# 5.1 vs. 7.1



## Jackofall1 (Dec 5, 2010)

Rear speakers in a surround system are rarely heard, but they do make a dramtic difference, what really makes a big difference and if I read your post correctly you have never had, the .1 part (the sub woofer), now there is a big difference, especially if you go with a powered sub, and only use the output signal of the amp to turn the sub on.

As far as the difference between 5.1 and 7.1 again as the back speakers the middle (surround speakers) are rarely heard, but they do add the dramtic depth to any sound system presenting movies.

Personally, if you are going for it, do the 7.1 amp, you can always add the speaker later


----------



## pyper (Jul 1, 2009)

In my current setup, the main speakers have 15" drivers, so I don't feel the need for a subwoofer, but it would definitely make a difference in the speakers I see marketed for home theater use. Part of the reason for wanting to upgrade is to get smaller speakers. It's a new house and the room is smaller and a different shape, and the big floor speakers won't really work well.

I understand exactly what you mean with the rear speakers, because I have them, but it's the old kind that only have a single channel for the rear.
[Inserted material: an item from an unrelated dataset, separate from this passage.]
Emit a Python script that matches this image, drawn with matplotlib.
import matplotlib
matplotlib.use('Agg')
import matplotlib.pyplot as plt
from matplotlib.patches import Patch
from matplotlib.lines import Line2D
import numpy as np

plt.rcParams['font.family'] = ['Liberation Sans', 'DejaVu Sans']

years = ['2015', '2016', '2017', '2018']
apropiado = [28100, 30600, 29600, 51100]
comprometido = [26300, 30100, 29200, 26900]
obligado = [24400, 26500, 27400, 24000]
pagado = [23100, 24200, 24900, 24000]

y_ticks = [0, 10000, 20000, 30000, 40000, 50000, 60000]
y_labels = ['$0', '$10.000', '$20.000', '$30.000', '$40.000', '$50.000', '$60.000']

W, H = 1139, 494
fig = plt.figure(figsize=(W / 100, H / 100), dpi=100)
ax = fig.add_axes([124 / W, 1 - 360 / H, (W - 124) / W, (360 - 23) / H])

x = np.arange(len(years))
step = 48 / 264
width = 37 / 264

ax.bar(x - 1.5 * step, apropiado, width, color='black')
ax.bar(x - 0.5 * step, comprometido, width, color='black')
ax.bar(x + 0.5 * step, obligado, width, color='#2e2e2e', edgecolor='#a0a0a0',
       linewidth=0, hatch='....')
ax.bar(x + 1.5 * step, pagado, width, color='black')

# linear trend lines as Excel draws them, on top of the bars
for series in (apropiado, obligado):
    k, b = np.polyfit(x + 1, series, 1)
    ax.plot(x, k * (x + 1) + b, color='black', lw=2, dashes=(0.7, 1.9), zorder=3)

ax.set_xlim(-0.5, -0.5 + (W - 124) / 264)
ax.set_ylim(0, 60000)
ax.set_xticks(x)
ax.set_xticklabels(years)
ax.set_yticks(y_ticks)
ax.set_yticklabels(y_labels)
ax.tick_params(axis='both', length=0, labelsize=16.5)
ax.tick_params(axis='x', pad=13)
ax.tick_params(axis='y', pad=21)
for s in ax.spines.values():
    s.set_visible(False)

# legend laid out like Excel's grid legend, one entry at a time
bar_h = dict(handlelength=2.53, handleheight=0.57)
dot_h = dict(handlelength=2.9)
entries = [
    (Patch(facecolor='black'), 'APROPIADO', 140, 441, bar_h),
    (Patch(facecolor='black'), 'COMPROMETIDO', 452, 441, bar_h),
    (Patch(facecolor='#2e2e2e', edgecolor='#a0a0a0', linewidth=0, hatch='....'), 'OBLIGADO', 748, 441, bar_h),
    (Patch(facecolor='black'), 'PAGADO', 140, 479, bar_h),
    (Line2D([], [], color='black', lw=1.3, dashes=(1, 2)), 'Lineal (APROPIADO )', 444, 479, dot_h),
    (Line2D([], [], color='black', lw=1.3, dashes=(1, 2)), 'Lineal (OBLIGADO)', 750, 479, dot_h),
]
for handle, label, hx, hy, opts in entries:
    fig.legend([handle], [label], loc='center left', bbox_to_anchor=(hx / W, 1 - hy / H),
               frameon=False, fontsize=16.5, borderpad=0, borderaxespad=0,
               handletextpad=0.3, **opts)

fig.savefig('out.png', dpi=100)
I'll never forget the first time I saw the opening sequence of Star Wars (with a rear channel) where the Star Destroyer comes from behind and overhead. :thumbsup:

The difference in cost between 5.1 and 7.1 isn't all that much, but it will make a difference in running wires and mounting speakers, so I probably only want to do it once, if you know what I mean  Sounds like we may as well do 7.1.

Thanks!


----------



## Jackofall1 (Dec 5, 2010)

I don't have 15" but I do have 12" a pair of old Yamaha NS-690's for the L&R front channel, I, was thinking the same thing with regard to base, but I bought a 14" Acoustic Research powered sub, man what a difference.

The amp balances the sound between the L&R Fronts and the Sub, based on a timed response, and it really does make a big difference.


----------



## algored2deth (Jan 7, 2011)

Isn't there also the issue of source material being recorded in 7.1 format? How much material is really available? Just newer stuff?


----------



## Jackofall1 (Dec 5, 2010)

A good amp will decode 5.1 to output 7.1, so yes if the sound tracks origin is 7.1 is will have better sound quality, but 5.1 will sound very close to it put through a 7.1 amp.

Mark


----------



## peterjones (Mar 8, 2011)

If you have the space to place the two additional rear speakers, it does sound a little bit better. Not too much in my case. I would still upgrade to a 7.1 receiver even I don't plan to utilize the additional 2 channels though.


----------